The United States, Japan, and South Korea will begin two days of ballistic missile defense exercises starting on Monday, Japan’s Maritime Self-Defense Force announced. The exercises will focus on tracking ballistic missile targets and information-sharing between the three countries and will be the sixth of their kind. The exercises follow North Korea’s late-November launch of the Hwasong-15 intercontinental-range ballistic missile (ICBM), its largest tested missile to date.
The ballistic missile defense exercises follow bilateral U.S.-South Korea military exercises last week, which focused on coordinated fighter aircraft and bomber operations. North Korea protested the exercises, with its state media claiming that continued drills would guarantee war. The trilateral drills will also follow North Korea’s first-ever overflights of Japan with systems identified as ballistic missiles in August and September.
While North Korea had overflown Japanese territory previously with satellite launch vehicles, the launches of Hwasong-12 intermediate-range ballistic missiles (IRBMs) this year are the first to involve missiles designed to deliver nuclear weapons. Both of those missiles splashed down without incident in the northern Pacific Ocean after overflying Hokkaido, Japan’s northernmost major island. North Korea has carried out 21 ballistic missile launches this year, including launches of short-, medium-, intermediate-, and intercontinental-range ballistic missiles.
To date, trilateral ballistic missile defense activities between the three countries have focused primarily on their naval assets, which include Aegis-equipped guided missile destroyers armed with SM-3 interceptors.
These systems are capable of intercepting short-, medium-, and intermediate-range ballistic missile targets outside the earth’s atmosphere in their midcourse phase, depending on their positioning in relation to the trajectory of the incoming missile.

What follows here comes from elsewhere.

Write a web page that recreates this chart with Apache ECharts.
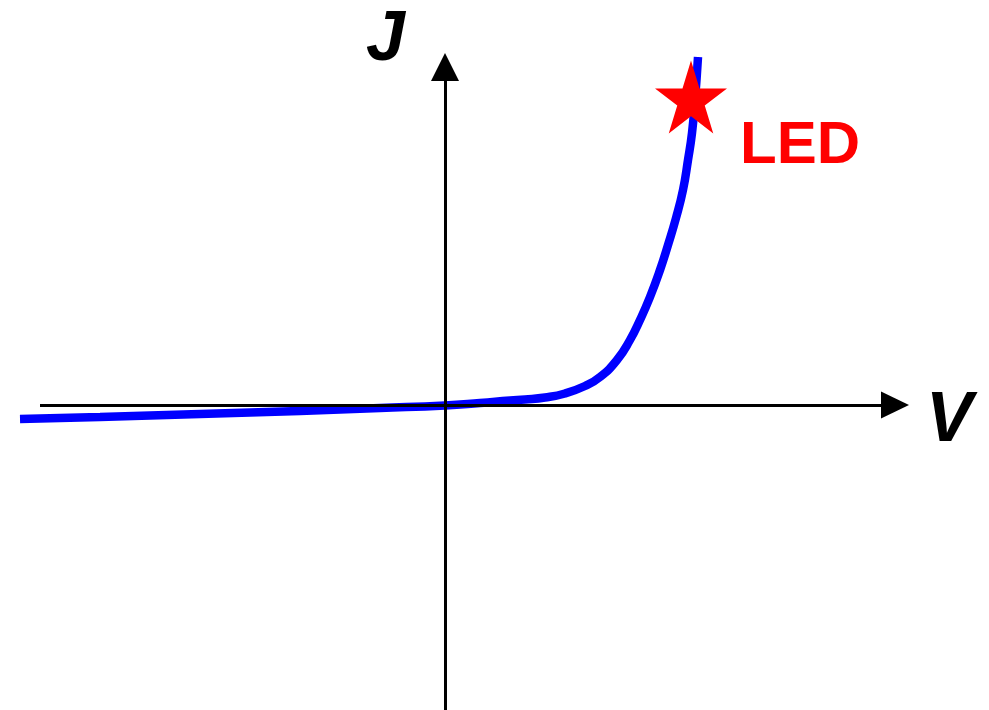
<!DOCTYPE html>
<html>
<head>
<meta charset="utf-8">
<style>
  html, body { margin: 0; padding: 0; background: #fff; }
  #chart { width: 989px; height: 710px; }
</style>
<script src="https://cdn.jsdelivr.net/npm/echarts@6/dist/echarts.min.js"></script>
</head>
<body>
<div id="chart"></div>
<script>
// J-V curve (arbitrary units)
var voltage = [-4.25, -3.45, -2.45, -1.45, -0.65, 0, 0.35, 0.65, 0.80, 1.00, 1.20, 1.40, 1.55, 1.72, 1.85, 1.95, 2.05, 2.15, 2.23, 2.31, 2.38, 2.43, 2.47, 2.50, 2.53];
var current = [-0.14, -0.12, -0.09, -0.06, -0.03, -0.005, 0.02, 0.045, 0.055, 0.075, 0.115, 0.19, 0.28, 0.45, 0.65, 0.85, 1.08, 1.35, 1.60, 1.87, 2.15, 2.45, 2.72, 3.05, 3.48];
// LED operating point
var ledPoint = [2.46, 3.08];
var ledLabel = 'LED';
// V axis drawn from here to the arrow
var vAxisStart = -4.05;
var vAxisEnd = 4.5;

var curve = voltage.map(function (v, i) { return [v, current[i]]; });

var starPath = 'path://M0,-50L11.23,-15.45L47.55,-15.45L18.16,5.9L29.39,40.45L0,19.1L-29.39,40.45L-18.16,5.9L-47.55,-15.45L-11.23,-15.45Z';

var chart = echarts.init(document.getElementById('chart'));
chart.setOption({
  animation: false,
  grid: { left: 20, right: 94, top: 67, bottom: 0 },
  xAxis: {
    type: 'value',
    min: -4.25,
    max: 4.5,
    axisLine: { show: false },
    axisTick: { show: false },
    axisLabel: { show: false },
    splitLine: { show: false }
  },
  yAxis: {
    type: 'value',
    min: -3.05,
    max: 3.38,
    z: 4,
    axisLine: {
      show: true,
      onZero: true,
      lineStyle: { color: '#000', width: 3 },
      symbol: ['none', 'triangle'],
      symbolSize: [28, 28]
    },
    axisTick: { show: false },
    axisLabel: { show: false },
    splitLine: { show: false }
  },
  graphic: [
    { type: 'text', left: 366, top: 6, style: { text: 'J', font: 'italic bold 70px "Liberation Sans", Arial, sans-serif', fill: '#000' } },
    { type: 'text', left: 926, top: 387, style: { text: 'V', font: 'italic bold 70px "Liberation Sans", Arial, sans-serif', fill: '#000' } },
    { type: 'text', left: 740, top: 116, style: { text: ledLabel, font: 'bold 60px "Liberation Sans", Arial, sans-serif', fill: '#ff0000' } }
  ],
  series: [
    {
      type: 'line',
      data: curve,
      smooth: 0.5,
      showSymbol: false,
      clip: false,
      z: 2,
      lineStyle: { color: '#0000ff', width: 8.5 },
      markLine: {
        silent: true,
        z: 4,
        symbol: ['none', 'triangle'],
        symbolSize: [27, 28],
        label: { show: false },
        lineStyle: { color: '#000', width: 3, type: 'solid' },
        data: [[{ coord: [vAxisStart, 0] }, { coord: [vAxisEnd, 0] }]]
      }
    },
    {
      type: 'scatter',
      data: [ledPoint],
      symbol: starPath,
      symbolSize: [72, 73],
      clip: false,
      z: 10,
      itemStyle: { color: '#ff0000', opacity: 1 }
    }
  ]
});
</script>
</body>
</html>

In 2018, the United States and Japan will deploy their co-developed SM-3 Block IIA interceptors, which are more advanced than the currently deployed Block I interceptors.
Japan and South Korea each have alliances with the United States, but there is no trilateral alliance between the three countries. Tokyo and Seoul continue to have major differences between them, but cooperation on ballistic missile defense with regard to North Korea, including intelligence-sharing, is a burgeoning area of trilateral cooperation between the countries.